7th March, 2024
Hello everyone and welcome to this week’s video.
A story is told (I’m sure anecdotal) of an IBM manager who made a terrible error of judgement and lost the company £1 million. After the debacle he was called in to his bosses office anticipating the worst. Much to his surprise the conversation ranged over a number of issues but not the elephant in the room. At the end of the meeting, he asked his boss why he wasn’t going to fire him for his mistake. The response was, “fire you; I’ve just spent £1 million training you!”
Failure is an inevitable part of growing both in life and in faith. Some failings can be traced back to our sinful nature, but most are an inevitable result of human limitations. Indeed, the essence of the fall story in Genesis is human beings taking to themselves decisions about moral boundaries that our limitations make us ill equipped to make. Failures in one context can have minimal consequences there but catastrophic ones in others. Someone having a little too much to drink in a pub and saying something they later regret is one thing. Someone having too much to drink and then flying a plane or driving a car is quite another, with potentially fatal consequences.
Failure is particularly unpleasant when its played out in the public domain. I had my own experience of this at General Synod a few weeks ago. I have just become one of the Chairs of debates. As I am discovering, this is an art as much as a science. Synod proceedings are governed by a great body of Standing Orders, but the Chair has both significant discretion and power. There is a febrile atmosphere in Synod at present, and innocuous debates can be hijacked as proxy for other issues. On a couple of occasions this happened to me. As newbie, I didn’t handle either very well and watched the chamber get slightly out of control as a result. It was a good learning experience! Fellow chairs and friends were very kind, but when a mistake is so obvious it can be hard to know what to say. For faith to grow, we need to truly confront failure and sin in our own lives. Community can help us with that. James invites us to confess our sins to one another for example. There is a place for comfort as we need to know that our failures and sins don’t cut us off from one another, any more than they do from God. The essence of the Gospel is forgiveness after all. If God hadn’t sent Christ to die for us we would be truly lost, cut off from Him with no means of restoration.

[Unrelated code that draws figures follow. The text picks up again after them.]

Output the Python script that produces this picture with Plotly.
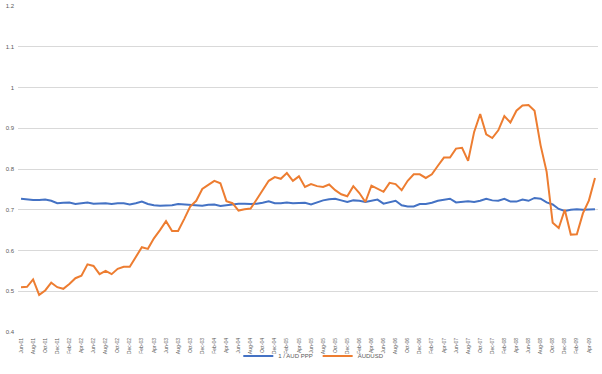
import plotly.graph_objects as go

mon_names = ["Jan", "Feb", "Mar", "Apr", "May", "Jun", "Jul", "Aug", "Sep", "Oct", "Nov", "Dec"]
months = []
for k in range(96):
    m = (5 + k) % 12
    y = 1 + (5 + k) // 12
    months.append(f"{mon_names[m]}-{y:02d}")

aud_ppp = [0.727, 0.725, 0.724, 0.724, 0.725, 0.722, 0.716, 0.717, 0.718, 0.714,
           0.716, 0.718, 0.715, 0.715, 0.716, 0.714, 0.716, 0.716, 0.713, 0.716,
           0.720, 0.714, 0.711, 0.710, 0.710, 0.711, 0.714, 0.713, 0.712, 0.711,
           0.710, 0.712, 0.713, 0.709, 0.711, 0.713, 0.715, 0.715, 0.714, 0.715,
           0.717, 0.721, 0.716, 0.716, 0.718, 0.716, 0.717, 0.717, 0.713, 0.718,
           0.723, 0.726, 0.727, 0.723, 0.719, 0.723, 0.722, 0.719, 0.722, 0.725,
           0.715, 0.718, 0.722, 0.711, 0.708, 0.708, 0.714, 0.714, 0.717, 0.722,
           0.725, 0.727, 0.718, 0.720, 0.721, 0.719, 0.722, 0.727, 0.723, 0.722,
           0.727, 0.720, 0.720, 0.725, 0.722, 0.729, 0.727, 0.718, 0.713, 0.702,
           0.697, 0.700, 0.701, 0.700, 0.701, 0.701]

audusd = [0.510, 0.511, 0.529, 0.491, 0.502, 0.521, 0.510, 0.506, 0.518, 0.532,
          0.538, 0.566, 0.562, 0.542, 0.550, 0.542, 0.555, 0.560, 0.560, 0.585,
          0.608, 0.604, 0.630, 0.650, 0.672, 0.648, 0.648, 0.677, 0.708, 0.722,
          0.751, 0.761, 0.771, 0.765, 0.721, 0.716, 0.698, 0.701, 0.703, 0.725,
          0.748, 0.771, 0.780, 0.776, 0.790, 0.771, 0.782, 0.756, 0.763, 0.758,
          0.756, 0.762, 0.748, 0.738, 0.733, 0.758, 0.741, 0.719, 0.759, 0.752,
          0.744, 0.766, 0.763, 0.748, 0.771, 0.787, 0.787, 0.778, 0.787, 0.808,
          0.828, 0.828, 0.850, 0.852, 0.820, 0.891, 0.935, 0.885, 0.876, 0.895,
          0.930, 0.914, 0.943, 0.956, 0.957, 0.943, 0.858, 0.793, 0.668, 0.655,
          0.700, 0.639, 0.640, 0.691, 0.723, 0.778]

y_ticks = [0.4, 0.5, 0.6, 0.7, 0.8, 0.9, 1.0, 1.1, 1.2]
y_tick_text = ["0.4", "0.5", "0.6", "0.7", "0.8", "0.9", "1", "1.1", "1.2"]

fig = go.Figure()
fig.add_trace(go.Scatter(x=months, y=aud_ppp, mode="lines", name="1 / AUD PPP",
                         line=dict(color="#4472C4", width=2)))
fig.add_trace(go.Scatter(x=months, y=audusd, mode="lines", name="AUDUSD",
                         line=dict(color="#ED7D31", width=2)))

fig.update_layout(
    width=602, height=374,
    margin=dict(l=18, r=4, t=6, b=42),
    paper_bgcolor="white", plot_bgcolor="white",
    font=dict(family="Liberation Sans, Arial, sans-serif", size=6, color="#595959"),
    showlegend=True,
    legend=dict(orientation="h", x=0.51, xanchor="center", y=-0.0736, yanchor="middle",
                font=dict(size=6, color="#595959"), itemwidth=30,
                bgcolor="rgba(0,0,0,0)"),
)
fig.update_xaxes(type="category", range=[-0.5, 95.5], automargin=False,
                 tickmode="array", tickvals=months[::2], ticktext=months[::2],
                 tickangle=-90, showgrid=False, showline=False, ticks="",
                 tickfont=dict(size=5, color="#595959"), ticklabelstandoff=4)
fig.update_yaxes(range=[0.4, 1.2], tickmode="array", tickvals=y_ticks, ticktext=y_tick_text,
                 automargin=False,
                 showgrid=True, gridcolor="#D9D9D9", gridwidth=1, zeroline=False,
                 showline=False, ticks="", tickfont=dict(size=6, color="#595959"),
                 ticklabelstandoff=3)

fig.write_html("out.html", config={"displayModeBar": False},
               post_script="document.body.style.margin='0';")
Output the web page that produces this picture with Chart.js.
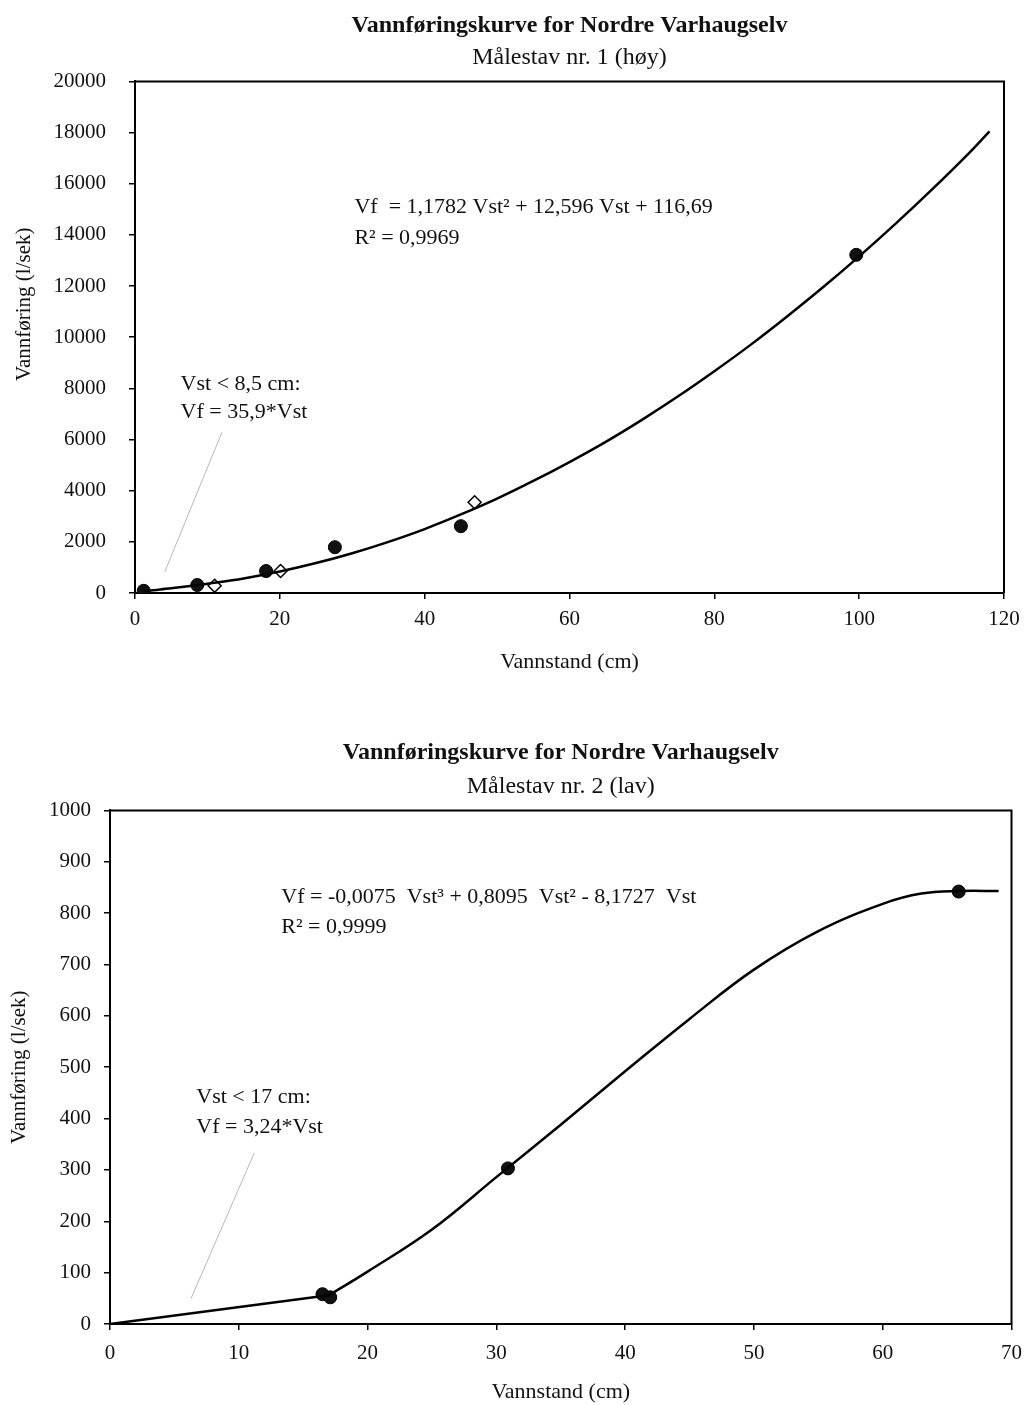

But true community goes beyond just comforting us in the pain of revealed failure. Many Christians have a spiritual director and part of that relationship is the safe space for the director to ask the directee difficult questions and live with the silence until the issue begins to be confronted. I know my failures are not going to be learning opportunities if I leap straight to denial or defensiveness when confronted with them. And lovely though it is to have supportive friends, I’m not going to grow either if they collude, minimise or excuse plain wrongdoing. The prophet Nathan took his life in his hands – literally, when he confronted King David over his adultery with Bathsheba. David’s moral failure was a toxic combination of abuse of power, lust and then a disgraceful cover up. Given that all of us make mistakes, all fall short of the glory of God and all make sinful choices, the forging a community that helps us grow is fraught with difficulty. Building a place of trust where there can be both comfort and challenge is not easy. This is especially so if we have experienced spiritual abuse in the past and trust is in short supply. Leaders have a particular role to play in modelling humility and vulnerability. It is the alpha male leader full of stories of a faith that moves from one degree of glory to another who foster an atmosphere of unreality and dishonesty. Those of us in places of power and influence need to be attentive to feedback and make ourselves accountable more than anyone else. It is a lack of those things that has led to the depressing catalogue of moral failures and abuse in the Church that has damaged so many.
Going beyond the superficial is difficult, but the rewards in terms of growth in holiness and Christlikeness are very great indeed.